» **Task to carry out**
Exactly the lines from the start of the data below through the line that contains "const yTicks = [0, 40, 80, 120, 160, 200, 240];" are to be copied, with pictures left out.

+++ Given information +++

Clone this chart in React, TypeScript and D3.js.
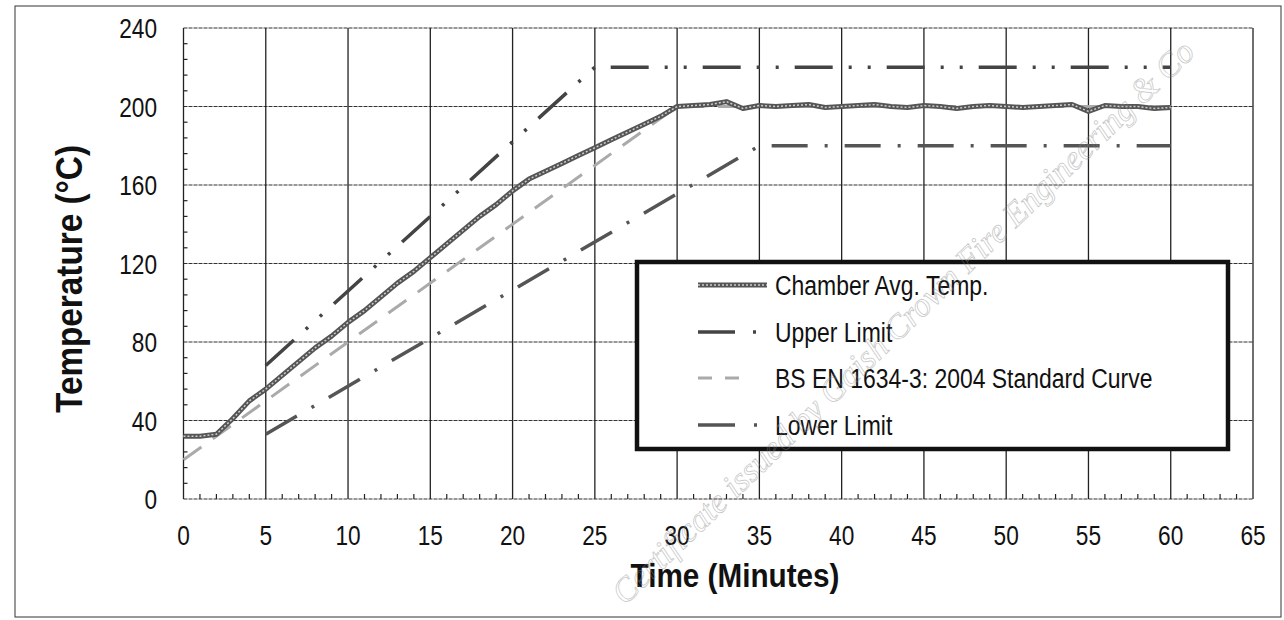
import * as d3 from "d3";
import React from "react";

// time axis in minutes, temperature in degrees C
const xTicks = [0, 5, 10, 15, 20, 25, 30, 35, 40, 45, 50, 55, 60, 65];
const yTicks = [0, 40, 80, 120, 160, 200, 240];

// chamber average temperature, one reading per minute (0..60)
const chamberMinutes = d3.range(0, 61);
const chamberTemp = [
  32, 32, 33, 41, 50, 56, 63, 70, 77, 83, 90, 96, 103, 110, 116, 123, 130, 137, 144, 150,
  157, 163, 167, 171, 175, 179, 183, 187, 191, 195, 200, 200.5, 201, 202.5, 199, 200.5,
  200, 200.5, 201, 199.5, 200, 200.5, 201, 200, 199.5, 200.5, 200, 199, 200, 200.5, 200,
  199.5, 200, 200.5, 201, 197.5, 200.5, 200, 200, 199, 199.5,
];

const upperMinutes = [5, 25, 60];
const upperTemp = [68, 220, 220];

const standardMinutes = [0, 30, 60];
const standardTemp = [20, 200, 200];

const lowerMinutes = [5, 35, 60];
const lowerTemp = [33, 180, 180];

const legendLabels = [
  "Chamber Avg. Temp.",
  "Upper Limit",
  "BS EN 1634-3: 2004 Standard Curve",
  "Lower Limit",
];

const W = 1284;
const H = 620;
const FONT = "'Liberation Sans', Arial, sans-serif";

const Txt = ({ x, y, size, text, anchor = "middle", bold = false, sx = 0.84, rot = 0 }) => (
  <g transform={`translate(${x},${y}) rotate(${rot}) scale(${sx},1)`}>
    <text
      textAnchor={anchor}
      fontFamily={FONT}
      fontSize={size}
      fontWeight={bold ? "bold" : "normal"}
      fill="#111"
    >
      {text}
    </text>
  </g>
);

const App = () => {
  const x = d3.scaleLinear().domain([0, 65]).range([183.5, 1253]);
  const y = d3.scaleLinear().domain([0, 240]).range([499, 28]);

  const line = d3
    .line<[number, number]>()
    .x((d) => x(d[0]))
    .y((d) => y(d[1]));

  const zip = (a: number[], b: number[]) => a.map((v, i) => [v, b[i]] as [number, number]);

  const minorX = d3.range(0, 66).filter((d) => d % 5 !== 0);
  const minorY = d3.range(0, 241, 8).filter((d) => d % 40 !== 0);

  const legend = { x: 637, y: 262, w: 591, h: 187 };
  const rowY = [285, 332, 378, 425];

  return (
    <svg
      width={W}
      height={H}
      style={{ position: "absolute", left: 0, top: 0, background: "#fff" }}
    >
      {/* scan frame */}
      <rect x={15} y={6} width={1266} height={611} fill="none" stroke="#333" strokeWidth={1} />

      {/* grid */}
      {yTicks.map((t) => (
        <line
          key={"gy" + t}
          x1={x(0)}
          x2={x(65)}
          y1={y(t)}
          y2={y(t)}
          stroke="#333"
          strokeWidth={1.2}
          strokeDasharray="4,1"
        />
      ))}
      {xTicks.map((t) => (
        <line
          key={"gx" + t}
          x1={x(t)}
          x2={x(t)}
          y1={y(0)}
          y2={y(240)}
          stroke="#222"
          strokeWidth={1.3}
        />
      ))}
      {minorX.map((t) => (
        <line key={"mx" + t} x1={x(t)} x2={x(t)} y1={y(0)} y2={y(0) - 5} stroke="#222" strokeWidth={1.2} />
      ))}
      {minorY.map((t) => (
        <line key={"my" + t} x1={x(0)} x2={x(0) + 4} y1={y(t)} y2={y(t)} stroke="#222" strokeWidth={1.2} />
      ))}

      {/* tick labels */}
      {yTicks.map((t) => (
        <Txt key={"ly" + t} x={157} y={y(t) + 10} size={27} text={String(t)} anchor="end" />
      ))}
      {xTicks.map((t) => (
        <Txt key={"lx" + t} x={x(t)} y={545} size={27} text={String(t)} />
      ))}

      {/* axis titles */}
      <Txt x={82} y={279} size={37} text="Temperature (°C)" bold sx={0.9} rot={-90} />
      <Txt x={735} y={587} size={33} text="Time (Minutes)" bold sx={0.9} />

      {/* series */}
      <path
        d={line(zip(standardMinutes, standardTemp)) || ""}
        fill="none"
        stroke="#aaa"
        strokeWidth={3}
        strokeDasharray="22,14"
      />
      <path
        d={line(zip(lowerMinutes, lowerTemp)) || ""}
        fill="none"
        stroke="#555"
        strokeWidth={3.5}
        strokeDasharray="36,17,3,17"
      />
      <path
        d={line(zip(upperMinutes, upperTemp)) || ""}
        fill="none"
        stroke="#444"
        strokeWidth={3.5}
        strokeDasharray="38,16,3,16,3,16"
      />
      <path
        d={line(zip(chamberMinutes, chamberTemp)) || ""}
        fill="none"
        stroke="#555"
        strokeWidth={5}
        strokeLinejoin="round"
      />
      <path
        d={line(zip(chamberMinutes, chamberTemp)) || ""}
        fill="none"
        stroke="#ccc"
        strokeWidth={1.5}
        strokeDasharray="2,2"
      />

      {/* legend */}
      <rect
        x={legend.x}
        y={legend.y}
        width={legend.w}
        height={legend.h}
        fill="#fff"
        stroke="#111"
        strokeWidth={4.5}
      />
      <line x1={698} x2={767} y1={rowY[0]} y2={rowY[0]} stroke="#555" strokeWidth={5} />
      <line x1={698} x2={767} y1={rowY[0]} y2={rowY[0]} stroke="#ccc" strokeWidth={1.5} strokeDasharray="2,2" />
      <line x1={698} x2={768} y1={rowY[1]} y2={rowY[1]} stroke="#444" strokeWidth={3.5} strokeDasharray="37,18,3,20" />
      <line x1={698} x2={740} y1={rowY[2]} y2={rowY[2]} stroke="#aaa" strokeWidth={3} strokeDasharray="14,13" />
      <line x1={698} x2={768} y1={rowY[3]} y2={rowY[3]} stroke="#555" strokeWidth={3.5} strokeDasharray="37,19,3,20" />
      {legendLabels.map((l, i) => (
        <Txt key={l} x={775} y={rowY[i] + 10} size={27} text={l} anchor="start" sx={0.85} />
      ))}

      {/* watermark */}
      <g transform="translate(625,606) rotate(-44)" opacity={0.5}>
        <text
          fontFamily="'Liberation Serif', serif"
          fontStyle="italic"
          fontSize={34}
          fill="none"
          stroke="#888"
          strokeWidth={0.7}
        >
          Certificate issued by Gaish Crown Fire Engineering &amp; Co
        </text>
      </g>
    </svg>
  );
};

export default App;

+++

» **The output**
Clone this chart in React, TypeScript and D3.js.
import * as d3 from "d3";
import React from "react";

// time axis in minutes, temperature in degrees C
const xTicks = [0, 5, 10, 15, 20, 25, 30, 35, 40, 45, 50, 55, 60, 65];
const yTicks = [0, 40, 80, 120, 160, 200, 240];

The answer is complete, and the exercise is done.